Don't doubt yourself Jen. I think that when a patient's symptoms don't fit a recognizable pattern two things happen. The patient begins to feel like a hypochondriac because the vibe is "I'd don't recognize this, is this a "real" disease syndrome I'm seeing?" So you feel as if you're making things up, which is entirely untrue. The second thing is that the Drs seem to become defensive. No surprise really, it is probably difficult to admit to a patient that you haven't a clue as to what is causing their problem, whether you're seeing one thing, or a group of things overlapping etc.
I think the best thing you can do is deal straight, look the relevant OB in the eye. Remind him or her that is your precious baby that you are carrying and you want to do the very best you can for him/her. At the same time point out that you are not whiny, needy, acting out or seeking attention. Furthermore, that you do understand that the OB may not have all the answers right now. I would also explain what your major fears are, eg. preeclampsia. I think that some doctors have a standard "bedside manner" sometimes vague, usually cheery etc. Just say that this particular style doesn't suit you, you would like to be considered a partner in bringing this baby to full term but that you understand that you are not a peer. So, "you're fine" etc. doesn't reassure you, you'd be more comfortable with a concise description of where you are healthwise.

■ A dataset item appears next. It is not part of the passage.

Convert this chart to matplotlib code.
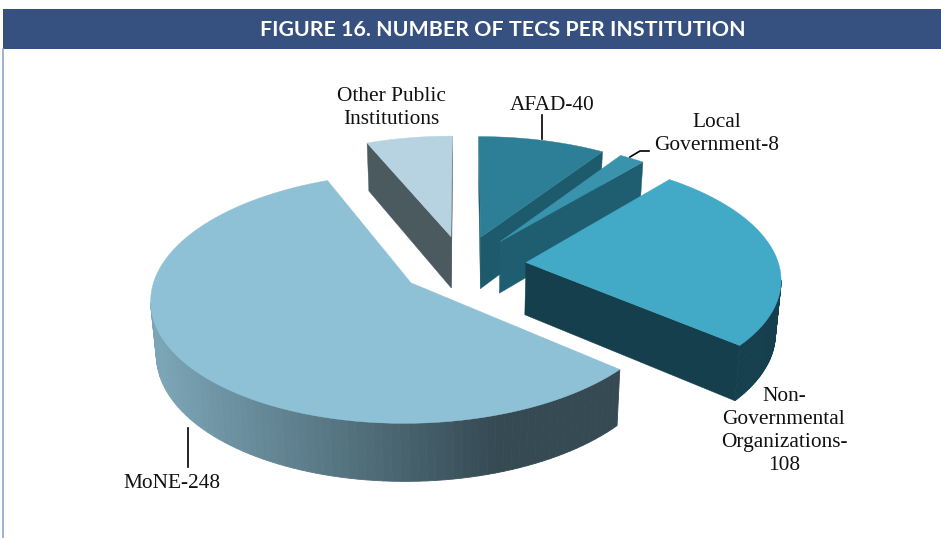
#!/usr/bin/env python3
import matplotlib
matplotlib.use('Agg')
import matplotlib.pyplot as plt
import numpy as np
from matplotlib.colors import to_rgb
from matplotlib.patches import Polygon, Rectangle

# clockwise from 12 o'clock
categories = ['AFAD', 'Local Government', 'Non-Governmental Organizations', 'MoNE', 'Other Public Institutions']
values = [40, 8, 108, 248, 27]  # "Other" has no number in the picture, estimated

top_colors = ['#2d7e97', '#3a93ad', '#42a9c6', '#8fc1d6', '#b7d3e1']
side_colors = ['#1c5a6c', '#1e5e70', '#153f4d', '#354a53', '#4a5a5f']
wall_light = '#7ba5b6'
wall_dark = '#354a53'

# fake 3d: unit disk -> pixels
CX, CY = 463, 265
A, B = 253, 119
K = 0.12
EXPLODE = 0.25


def project(u, v):
    w = 1 / (1 - K * v)
    return CX + A * u * w, CY + B * v * w


def extrude(x, y):
    # bottom face, a bit narrower and deeper toward the viewer
    return 467 + 0.982 * (x - 467), y + 48 + (y - 144) * 0.036


fig = plt.figure(figsize=(9.41, 5.38), dpi=100)
ax = fig.add_axes([0, 0, 1, 1])
ax.set_xlim(0, 941)
ax.set_ylim(538, 0)
ax.axis('off')

# header and frame
ax.add_patch(Rectangle((3, 9), 938, 40, color='#365180', lw=0))
ax.plot([3.5, 3.5], [49, 538], color='#8fa6c6', lw=1.2)
ax.text(503, 30, 'FIGURE 16. NUMBER OF TECS PER INSTITUTION', color='white',
        family='Lato', weight='bold', fontsize=15.4, ha='center', va='center')

fracs = np.array(values) / sum(values)
edges = np.concatenate([[0], np.cumsum(fracs)]) * 2 * np.pi

# back to front
for i in [4, 0, 1, 2, 3]:
    a0, a1 = edges[i], edges[i + 1]
    mid = (a0 + a1) / 2
    ou, ov = EXPLODE * np.sin(mid), -EXPLODE * np.cos(mid)
    t = np.linspace(a0, a1, 120)
    arc_x, arc_y = project(ou + np.sin(t), ov - np.cos(t))
    ap_x, ap_y = project(ou, ov)
    bx, by = extrude(arc_x, arc_y)

    # cut faces, the slice runs clockwise so only those going leftward face us
    for px, py, qx, qy in [(ap_x, ap_y, arc_x[0], arc_y[0]),
                           (arc_x[-1], arc_y[-1], ap_x, ap_y)]:
        pbx, pby = extrude(px, py)
        qbx, qby = extrude(qx, qy)
        if qx < px:
            ax.add_patch(Polygon([(px, py), (qx, qy), (qbx, qby), (pbx, pby)],
                                 closed=True, color=side_colors[i], lw=0.3))

    # outer wall, only the part that faces down
    for j in range(len(t) - 1):
        if arc_x[j + 1] >= arc_x[j]:
            continue
        if i == 3:
            f = np.clip((arc_x[j] - 160) / (500 - 160), 0, 1)
            col = (1 - f) * np.array(to_rgb(wall_light)) + f * np.array(to_rgb(wall_dark))
        else:
            col = side_colors[i]
        ax.add_patch(Polygon([(arc_x[j], arc_y[j]), (arc_x[j + 1], arc_y[j + 1]),
                              (bx[j + 1], by[j + 1]), (bx[j], by[j])],
                             closed=True, facecolor=col, edgecolor=col, lw=0.6))

    ax.add_patch(Polygon(np.vstack([[ap_x, ap_y], np.column_stack([arc_x, arc_y])]),
                         closed=True, color=top_colors[i], lw=0.3))

# labels
lab = dict(family='Liberation Serif', fontsize=15.4, color='#111111', ha='center', va='center',
           linespacing=1.3)
ax.text(391, 108, 'Other Public\nInstitutions', **lab)
ax.text(552, 105, 'AFAD-40', **lab)
ax.text(717, 134, 'Local\nGovernment-8', **lab)
ax.text(784, 431, 'Non-\nGovernmental\nOrganizations-\n108', **lab)
ax.text(172, 483, 'MoNE-248', **lab)

ax.plot([542, 542], [115, 139], color='black', lw=1.2)
ax.plot([630, 640, 649], [157, 151, 151], color='black', lw=1.2)
ax.plot([188.5, 188.5], [428, 467], color='black', lw=1.2)

fig.savefig('out.png', dpi=100)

Before you start thinking.. "get off your high horse woman, did you do that?" The answer is not entirely. However, I did tell the OB the two things that scared me most, a)being as sick again as I had been in the previous pregnancy... and he promised that he would do his very best to prevent that happening (with no guarantees), and b)that it would come at a point in the pregnancy where the baby wouldn't do as well as my daughter did. I think that is when I realized that the man was being as honest as he could be because he straight away told me that it was possible that those two things were incompatible and that he would be concerned for my health first. If I wasn't willing to accept that, perhaps I should look elsewhere for another OB. It made me a little sad to acknowledge such a possibility but at that point all the cards were on the table.
It's hard to deal with Jen but stick to your position, ask your questions. Keep reminding your OB that you want to understand what is going on, after all you're altogether for only one reason.... your baby!